In software development there are many approaches to rapid application development (RAD).^[68] Most of these methods lack focusthey have no "aiming mechanism" to customer satisfaction. Although fast feedback, rapid prototyping, iterative development, and other techniques are excellent for "midcourse corrections," they work even better when Blitz QFD helps to reduce the number of unnecessary iterations.

One of the largest software development organizations in the world, when developing its rapid development methodology, was concerned about the "full speed ahead into a brick wall" risk it found in most rapid development methods. It chose Blitz QFD to "aim" its rapid development approach and formally incorporated it into its global methodology. Its experience was that this enhanced the effect of its rapid development software engineering and project management methods.^[69]

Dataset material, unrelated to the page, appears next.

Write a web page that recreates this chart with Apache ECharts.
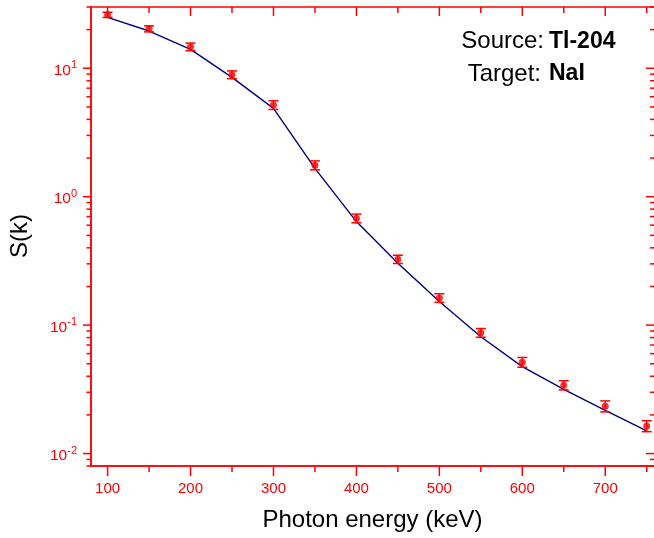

Schedule Deployment with Critical Chain Project Management

Perhaps the best follow-up to Blitz QFD, which gives us excellent technical focus on the essential items, and Project QFD, which gives us excellent project management focus on the essential tasks, is QFD Schedule Deployment.

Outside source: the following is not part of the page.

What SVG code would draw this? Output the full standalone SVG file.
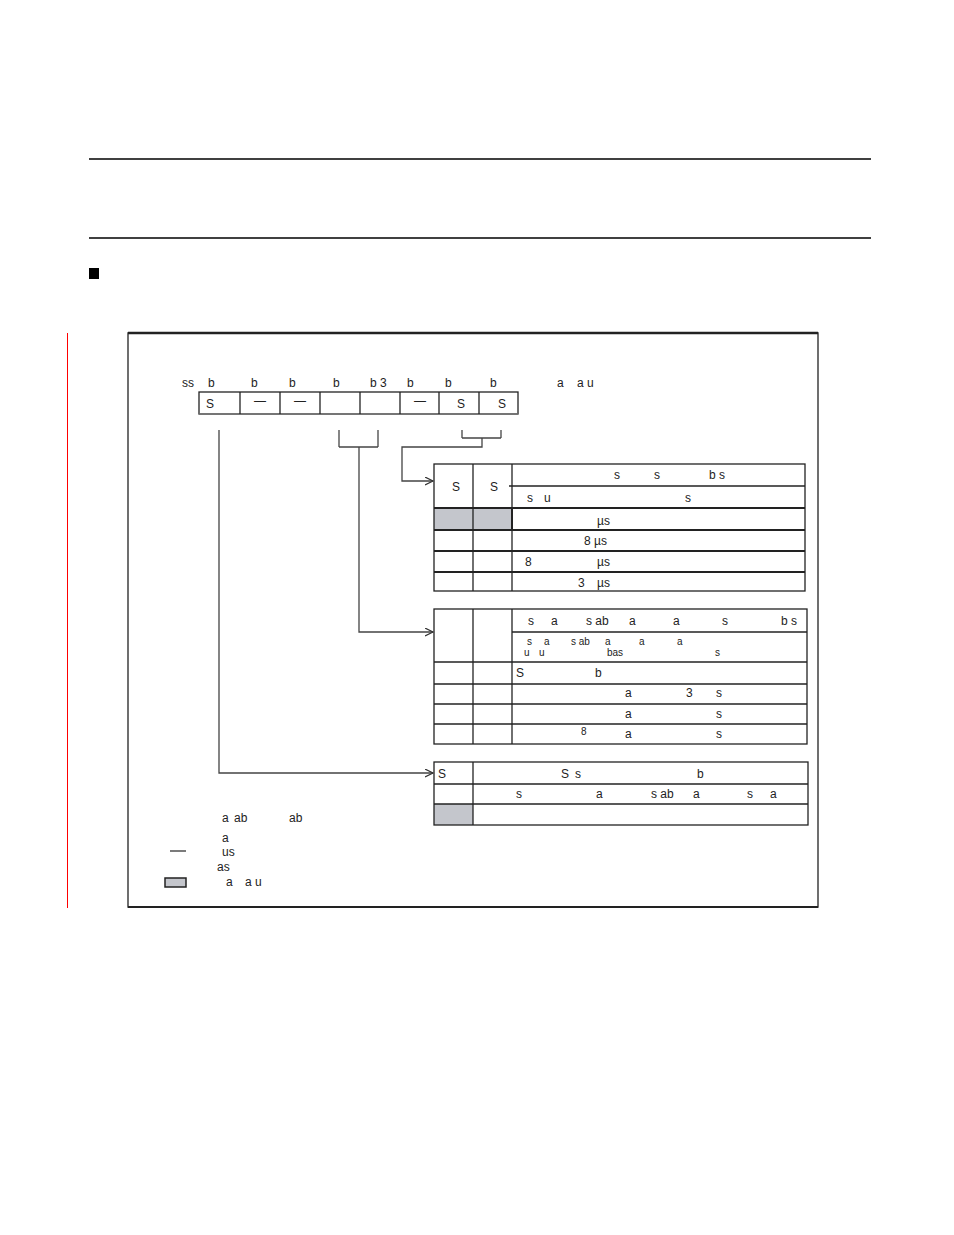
<svg xmlns="http://www.w3.org/2000/svg" width="954" height="1235" viewBox="0 0 954 1235">
<defs>
<style>
text{font-family:"Liberation Sans",Arial,sans-serif;font-size:12px;fill:#222;white-space:pre}
.sm{font-size:10px}
.ln{stroke:#222;stroke-width:1.3;fill:none}
.th{stroke:#222;stroke-width:2;fill:none}
.gr{fill:#c4c6cc}
.cn{stroke:#444;stroke-width:1.3;fill:none}
</style>
<marker id="ar" markerWidth="10" markerHeight="10" refX="8" refY="4" orient="auto" markerUnits="userSpaceOnUse">
<path d="M0,0 L8,4 L0,8" fill="none" stroke="#333" stroke-width="1.2"/>
</marker>
</defs>
<rect width="954" height="1235" fill="#fff"/>
<g id="page">
<line x1="89" y1="159" x2="871" y2="159" stroke="#000" stroke-width="1.3"/>
<line x1="89" y1="238" x2="871" y2="238" stroke="#000" stroke-width="1.3"/>
<rect x="89" y="268" width="10" height="11" fill="#000"/>
<line x1="67.5" y1="333" x2="67.5" y2="908" stroke="#f00" stroke-width="1"/>
<path d="M128,907 L128,333 L818,333 L818,907 Z" class="ln"/>
<line x1="128" y1="333" x2="818" y2="333" stroke="#222" stroke-width="2.5"/>
<line x1="128" y1="907" x2="818" y2="907" stroke="#222" stroke-width="2"/>
</g>
<g id="register">
<text x="182" y="387">ss</text>
<text x="208" y="387">b</text>
<text x="251" y="387">b</text>
<text x="289" y="387">b</text>
<text x="333" y="387">b</text>
<text x="370" y="387">b 3</text>
<text x="407" y="387">b</text>
<text x="445" y="387">b</text>
<text x="490" y="387">b</text>
<text x="557" y="387">a</text>
<text x="577" y="387">a u</text>
<rect x="199" y="392" width="319" height="22" class="ln"/>
<line x1="199" y1="414" x2="518" y2="414" stroke="#777" stroke-width="1.5"/>
<line x1="240" y1="392" x2="240" y2="414" class="ln"/>
<line x1="280" y1="392" x2="280" y2="414" class="ln"/>
<line x1="320" y1="392" x2="320" y2="414" class="ln"/>
<line x1="360" y1="392" x2="360" y2="414" class="ln"/>
<line x1="400" y1="392" x2="400" y2="414" class="ln"/>
<line x1="439" y1="392" x2="439" y2="414" class="ln"/>
<line x1="479" y1="392" x2="479" y2="414" class="ln"/>
<text x="206" y="408">S</text>
<text x="260" y="405" text-anchor="middle">—</text>
<text x="300" y="405" text-anchor="middle">—</text>
<text x="420" y="405" text-anchor="middle">—</text>
<text x="461" y="408" text-anchor="middle">S</text>
<text x="502" y="408" text-anchor="middle">S</text>
</g>
<g id="table1">
<rect x="434" y="508" width="78" height="22" class="gr"/>
<rect x="434" y="464" width="371" height="127" class="ln"/>
<line x1="473" y1="464" x2="473" y2="591" class="ln"/>
<line x1="512" y1="464" x2="512" y2="591" class="ln"/>
<line x1="512" y1="508" x2="512" y2="530" class="th"/>
<line x1="509" y1="486" x2="805" y2="486" class="ln"/>
<line x1="434" y1="508" x2="805" y2="508" class="th"/>
<line x1="434" y1="530" x2="805" y2="530" class="th"/>
<line x1="434" y1="551" x2="805" y2="551" class="th"/>
<line x1="434" y1="572" x2="805" y2="572" class="th"/>
<text x="456" y="491" text-anchor="middle">S</text>
<text x="494" y="491" text-anchor="middle">S</text>
<text x="614" y="479">s</text>
<text x="654" y="479">s</text>
<text x="709" y="479">b s</text>
<text x="527" y="502">s</text>
<text x="544" y="502">u</text>
<text x="685" y="502">s</text>
<text x="597" y="525">µs</text>
<text x="584" y="545">8 µs</text>
<text x="525" y="566">8</text>
<text x="597" y="566">µs</text>
<text x="578" y="587">3</text>
<text x="597" y="587">µs</text>
</g>
<g id="table2">
<rect x="434" y="609" width="373" height="135" class="ln"/>
<line x1="473" y1="609" x2="473" y2="744" class="ln"/>
<line x1="512" y1="609" x2="512" y2="744" class="ln"/>
<line x1="512" y1="632" x2="807" y2="632" class="ln"/>
<line x1="434" y1="662" x2="807" y2="662" class="ln"/>
<line x1="434" y1="684" x2="807" y2="684" class="ln"/>
<line x1="434" y1="704" x2="807" y2="704" class="ln"/>
<line x1="434" y1="724" x2="807" y2="724" class="ln"/>
<text x="528" y="625">s</text>
<text x="551" y="625">a</text>
<text x="586" y="625">s ab</text>
<text x="629" y="625">a</text>
<text x="673" y="625">a</text>
<text x="722" y="625">s</text>
<text x="781" y="625">b s</text>
<text class="sm" x="527" y="645">s</text>
<text class="sm" x="544" y="645">a</text>
<text class="sm" x="571" y="645">s ab</text>
<text class="sm" x="605" y="645">a</text>
<text class="sm" x="639" y="645">a</text>
<text class="sm" x="677" y="645">a</text>
<text class="sm" x="524" y="656">u</text>
<text class="sm" x="539" y="656">u</text>
<text class="sm" x="607" y="656">bas</text>
<text class="sm" x="715" y="656">s</text>
<text x="516" y="677">S</text>
<text x="595" y="677">b</text>
<text x="625" y="697">a</text>
<text x="686" y="697">3</text>
<text x="716" y="697">s</text>
<text x="625" y="718">a</text>
<text x="716" y="718">s</text>
<text class="sm" x="581" y="735">8</text>
<text x="625" y="738">a</text>
<text x="716" y="738">s</text>
</g>
<g id="table3">
<rect x="434" y="804" width="39" height="21" class="gr"/>
<rect x="434" y="762" width="374" height="63" class="ln"/>
<line x1="473" y1="762" x2="473" y2="825" class="ln"/>
<line x1="434" y1="784" x2="808" y2="784" class="ln"/>
<line x1="434" y1="804" x2="808" y2="804" class="ln"/>
<text x="438" y="778">S</text>
<text x="561" y="778">S</text>
<text x="575" y="778">s</text>
<text x="697" y="778">b</text>
<text x="516" y="798">s</text>
<text x="596" y="798">a</text>
<text x="651" y="798">s ab</text>
<text x="693" y="798">a</text>
<text x="747" y="798">s</text>
<text x="770" y="798">a</text>
</g>
<g id="legend">
<text x="222" y="822">a</text>
<text x="234" y="822">ab</text>
<text x="289" y="822">ab</text>
<text x="222" y="842">a</text>
<line x1="170" y1="851" x2="186" y2="851" stroke="#222" stroke-width="1.2"/>
<text x="222" y="856">us</text>
<text x="217" y="871">as</text>
<rect x="165" y="878" width="21" height="9" class="gr" stroke="#222" stroke-width="1.5"/>
<text x="226" y="886">a</text>
<text x="245" y="886">a u</text>
</g>
<g id="connectors">
<line x1="339" y1="430" x2="339" y2="447" class="cn"/>
<line x1="378" y1="430" x2="378" y2="447" class="cn"/>
<line x1="339" y1="447" x2="378" y2="447" class="cn"/>
<line x1="462" y1="430" x2="462" y2="438" class="cn"/>
<line x1="501" y1="430" x2="501" y2="438" class="cn"/>
<line x1="462" y1="438" x2="501" y2="438" class="cn"/>
<path d="M482,438 L482,447 L402,447 L402,481 L433,481" class="cn" marker-end="url(#ar)"/>
<path d="M359,447 L359,632 L433,632" class="cn" marker-end="url(#ar)"/>
<path d="M219,430 L219,773 L433,773" class="cn" marker-end="url(#ar)"/>
</g>
</svg>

The Schedule Deployment subsystem of QFD uses the Critical Chain approach to project management (from the Theory of Constraints) to reduce the elapsed time of most software projects by 15 percent to 25 percent (15 percent for small projects and 25 percent for big projects).^[70] However, Critical Chain implementation is challenging, as it requires a paradigm shift in project management. There are also some very powerful methods for proactive risk management that are possible only with Critical Chain.^[71]

Although you can use QFD Schedule Deployment and Blitz QFD completely independently, it is important to use Schedule Deployment with Blitz QFD to ensure that projects are shorter and satisfying to the customer.

Several software organizations are currently implementing Blitz QFD with Schedule Deployment, and results to date have been so good that they have so far refused permission to even summarize their results.^[72] This is a very promising avenue for any software group looking to make substantial improvements in their performance.